(THE TASK) Transcribe the full listing exactly, and drop every picture.

(RECORDED INFORMATION)
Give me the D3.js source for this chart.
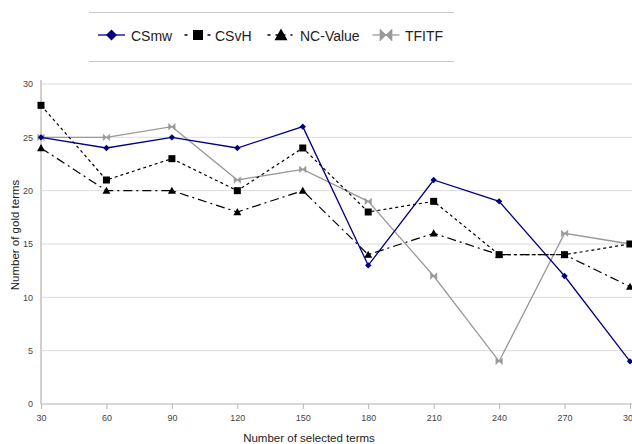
<!DOCTYPE html>
<html><head><meta charset="utf-8">
<script src="https://cdn.jsdelivr.net/npm/d3@7"></script>
<style>body{margin:0;background:#fff;}svg{display:block;font-family:"Liberation Sans",Arial,sans-serif;}</style>
</head><body>
<svg id="c" width="632" height="444"></svg>
<script>
const categories = [30,60,90,120,150,180,210,240,270,300];
const CSmw = [25,24,25,24,26,13,21,19,12,4];
const CSvH = [28,21,23,20,24,18,19,14,14,15];
const NCValue = [24,20,20,18,20,14,16,14,14,11];
const TFITF = [25,25,26,21,22,19,12,4,16,15];
const yTicks = [0,5,10,15,20,25,30];
const seriesNames = ["CSmw","CSvH","NC-Value","TFITF"];

const svg = d3.select("#c");
const x = d3.scaleLinear().domain([30,300]).range([41,630]);
const y = d3.scaleLinear().domain([0,30]).range([404,84]);

// gridlines
svg.append("g").selectAll("line").data(yTicks.filter(d=>d>0)).join("line")
  .attr("x1",41).attr("x2",632).attr("y1",d=>y(d)).attr("y2",d=>y(d))
  .attr("stroke","#dcdcdc").attr("stroke-width",1);

// x axis
const xAxis = d3.axisBottom(x).tickValues(categories).tickSize(5).tickPadding(6);
const gx = svg.append("g").attr("transform","translate(0,404)").call(xAxis);
gx.select(".domain").attr("stroke","#b3b3b3").attr("d","M41,0H632");
gx.selectAll(".tick line").attr("stroke","#b3b3b3");
gx.selectAll("text").attr("fill","#444").attr("font-size",9).attr("font-family","Liberation Sans, Arial, sans-serif");

// y axis
const yAxis = d3.axisLeft(y).tickValues(yTicks).tickSize(0).tickPadding(8);
const gy = svg.append("g").attr("transform","translate(41,0)").call(yAxis);
gy.select(".domain").attr("stroke","#d0d0d0").attr("stroke-width",2).attr("d","M0,80V404");
gy.selectAll("text").attr("fill","#444").attr("font-size",9).attr("font-family","Liberation Sans, Arial, sans-serif");

// axis titles
svg.append("text").attr("x",309).attr("y",442).attr("text-anchor","middle")
  .attr("font-size",11.5).attr("fill","#222").text("Number of selected terms");
svg.append("text").attr("transform","translate(19,235) rotate(-90)").attr("text-anchor","middle")
  .attr("font-size",11.5).attr("fill","#222").text("Number of gold terms");

// marker shapes
function marker(g, type, s, color){
  if(type==="diamond"){
    g.append("path").attr("d",`M0,${-s}L${s},0L0,${s}L${-s},0Z`).attr("fill",color);
  } else if(type==="square"){
    g.append("rect").attr("x",-s).attr("y",-s).attr("width",2*s).attr("height",2*s).attr("fill",color);
  } else if(type==="triangle"){
    g.append("path").attr("d",`M0,${-s}L${s},${s*0.8}L${-s},${s*0.8}Z`).attr("fill",color);
  } else if(type==="bowtie"){
    g.append("path").attr("d",`M${-s},${-s}L0,0L${-s},${s}Z M${s},${-s}L0,0L${s},${s}Z`).attr("fill",color).attr("stroke",color).attr("stroke-width",0.6);
  }
}

const series = [
  {name:"CSmw", vals:CSmw, color:"#000080", dash:null, width:1.3, m:"diamond", ms:3.2, lms:5.5},
  {name:"CSvH", vals:CSvH, color:"#000000", dash:"3,3", width:1.2, m:"square", ms:3.5, lms:5},
  {name:"NC-Value", vals:NCValue, color:"#000000", dash:"9,4,2,4", width:1.2, m:"triangle", ms:4, lms:6.5},
  {name:"TFITF", vals:TFITF, color:"#999999", dash:null, width:1.3, m:"bowtie", ms:3.2, lms:6}
];
const drawOrder = [series[3], series[2], series[1], series[0]];
const line = d3.line().x((d,i)=>x(categories[i])).y(d=>y(d));
drawOrder.forEach(s=>{
  svg.append("path").datum(s.vals).attr("d",line).attr("fill","none")
    .attr("stroke",s.color).attr("stroke-width",s.width)
    .attr("stroke-dasharray",s.dash);
  s.vals.forEach((v,i)=>{
    const g = svg.append("g").attr("transform",`translate(${x(categories[i])},${y(v)})`);
    marker(g,s.m,s.ms,s.color);
  });
});

// legend
svg.append("line").attr("x1",89).attr("x2",454).attr("y1",12.5).attr("y2",12.5).attr("stroke","#c8c8c8");
svg.append("line").attr("x1",89).attr("x2",454).attr("y1",61.5).attr("y2",61.5).attr("stroke","#c8c8c8");
const legX = [111.5,198,281,386];
const legTX = [131,215,300,405];
const legDash = [null,"3,20,3","3,5,10,5,2",null];
series.forEach((s,i)=>{
  const cy = 35;
  svg.append("line").attr("x1",legX[i]-13.5).attr("x2",legX[i]+13.5).attr("y1",cy).attr("y2",cy)
    .attr("stroke",s.color).attr("stroke-width",1.3).attr("stroke-dasharray",legDash[i]);
  const g = svg.append("g").attr("transform",`translate(${legX[i]},${cy})`);
  marker(g,s.m,s.lms,s.color);
  svg.append("text").attr("x",legTX[i]).attr("y",cy+5.5).attr("font-size",14).attr("fill","#222").text(s.name);
});
</script>
</body></html>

(RESPONSE BELOW)
Give me the D3.js source for this chart.
<!DOCTYPE html>
<html><head><meta charset="utf-8">
<script src="https://cdn.jsdelivr.net/npm/d3@7"></script>
<style>body{margin:0;background:#fff;}svg{display:block;font-family:"Liberation Sans",Arial,sans-serif;}</style>
</head><body>
<svg id="c" width="632" height="444"></svg>
<script>
const categories = [30,60,90,120,150,180,210,240,270,300];
const CSmw = [25,24,25,24,26,13,21,19,12,4];
const CSvH = [28,21,23,20,24,18,19,14,14,15];
const NCValue = [24,20,20,18,20,14,16,14,14,11];
const TFITF = [25,25,26,21,22,19,12,4,16,15];
const yTicks = [0,5,10,15,20,25,30];
const seriesNames = ["CSmw","CSvH","NC-Value","TFITF"];

const svg = d3.select("#c");
const x = d3.scaleLinear().domain([30,300]).range([41,630]);
const y = d3.scaleLinear().domain([0,30]).range([404,84]);

// gridlines
svg.append("g").selectAll("line").data(yTicks.filter(d=>d>0)).join("line")
  .attr("x1",41).attr("x2",632).attr("y1",d=>y(d)).attr("y2",d=>y(d))
  .attr("stroke","#dcdcdc").attr("stroke-width",1);

// x axis
const xAxis = d3.axisBottom(x).tickValues(categories).tickSize(5).tickPadding(6);
const gx = svg.append("g").attr("transform","translate(0,404)").call(xAxis);
gx.select(".domain").attr("stroke","#b3b3b3").attr("d","M41,0H632");
gx.selectAll(".tick line").attr("stroke","#b3b3b3");
gx.selectAll("text").attr("fill","#444").attr("font-size",9).attr("font-family","Liberation Sans, Arial, sans-serif");

// y axis
const yAxis = d3.axisLeft(y).tickValues(yTicks).tickSize(0).tickPadding(8);
const gy = svg.append("g").attr("transform","translate(41,0)").call(yAxis);
gy.select(".domain").attr("stroke","#d0d0d0").attr("stroke-width",2).attr("d","M0,80V404");
gy.selectAll("text").attr("fill","#444").attr("font-size",9).attr("font-family","Liberation Sans, Arial, sans-serif");

// axis titles
svg.append("text").attr("x",309).attr("y",442).attr("text-anchor","middle")
  .attr("font-size",11.5).attr("fill","#222").text("Number of selected terms");
svg.append("text").attr("transform","translate(19,235) rotate(-90)").attr("text-anchor","middle")
  .attr("font-size",11.5).attr("fill","#222").text("Number of gold terms");

// marker shapes
function marker(g, type, s, color){
  if(type==="diamond"){
    g.append("path").attr("d",`M0,${-s}L${s},0L0,${s}L${-s},0Z`).attr("fill",color);
  } else if(type==="square"){
    g.append("rect").attr("x",-s).attr("y",-s).attr("width",2*s).attr("height",2*s).attr("fill",color);
  } else if(type==="triangle"){
    g.append("path").attr("d",`M0,${-s}L${s},${s*0.8}L${-s},${s*0.8}Z`).attr("fill",color);
  } else if(type==="bowtie"){
    g.append("path").attr("d",`M${-s},${-s}L0,0L${-s},${s}Z M${s},${-s}L0,0L${s},${s}Z`).attr("fill",color).attr("stroke",color).attr("stroke-width",0.6);
  }
}

const series = [
  {name:"CSmw", vals:CSmw, color:"#000080", dash:null, width:1.3, m:"diamond", ms:3.2, lms:5.5},
  {name:"CSvH", vals:CSvH, color:"#000000", dash:"3,3", width:1.2, m:"square", ms:3.5, lms:5},
  {name:"NC-Value", vals:NCValue, color:"#000000", dash:"9,4,2,4", width:1.2, m:"triangle", ms:4, lms:6.5},
  {name:"TFITF", vals:TFITF, color:"#999999", dash:null, width:1.3, m:"bowtie", ms:3.2, lms:6}
];
const drawOrder = [series[3], series[2], series[1], series[0]];
const line = d3.line().x((d,i)=>x(categories[i])).y(d=>y(d));
drawOrder.forEach(s=>{
  svg.append("path").datum(s.vals).attr("d",line).attr("fill","none")
    .attr("stroke",s.color).attr("stroke-width",s.width)
    .attr("stroke-dasharray",s.dash);
  s.vals.forEach((v,i)=>{
    const g = svg.append("g").attr("transform",`translate(${x(categories[i])},${y(v)})`);
    marker(g,s.m,s.ms,s.color);
  });
});

// legend
svg.append("line").attr("x1",89).attr("x2",454).attr("y1",12.5).attr("y2",12.5).attr("stroke","#c8c8c8");
svg.append("line").attr("x1",89).attr("x2",454).attr("y1",61.5).attr("y2",61.5).attr("stroke","#c8c8c8");
const legX = [111.5,198,281,386];
const legTX = [131,215,300,405];
const legDash = [null,"3,20,3","3,5,10,5,2",null];
series.forEach((s,i)=>{
  const cy = 35;
  svg.append("line").attr("x1",legX[i]-13.5).attr("x2",legX[i]+13.5).attr("y1",cy).attr("y2",cy)
    .attr("stroke",s.color).attr("stroke-width",1.3).attr("stroke-dasharray",legDash[i]);
  const g = svg.append("g").attr("transform",`translate(${legX[i]},${cy})`);
  marker(g,s.m,s.lms,s.color);
  svg.append("text").attr("x",legTX[i]).attr("y",cy+5.5).attr("font-size",14).attr("fill","#222").text(s.name);
});
</script>
</body></html>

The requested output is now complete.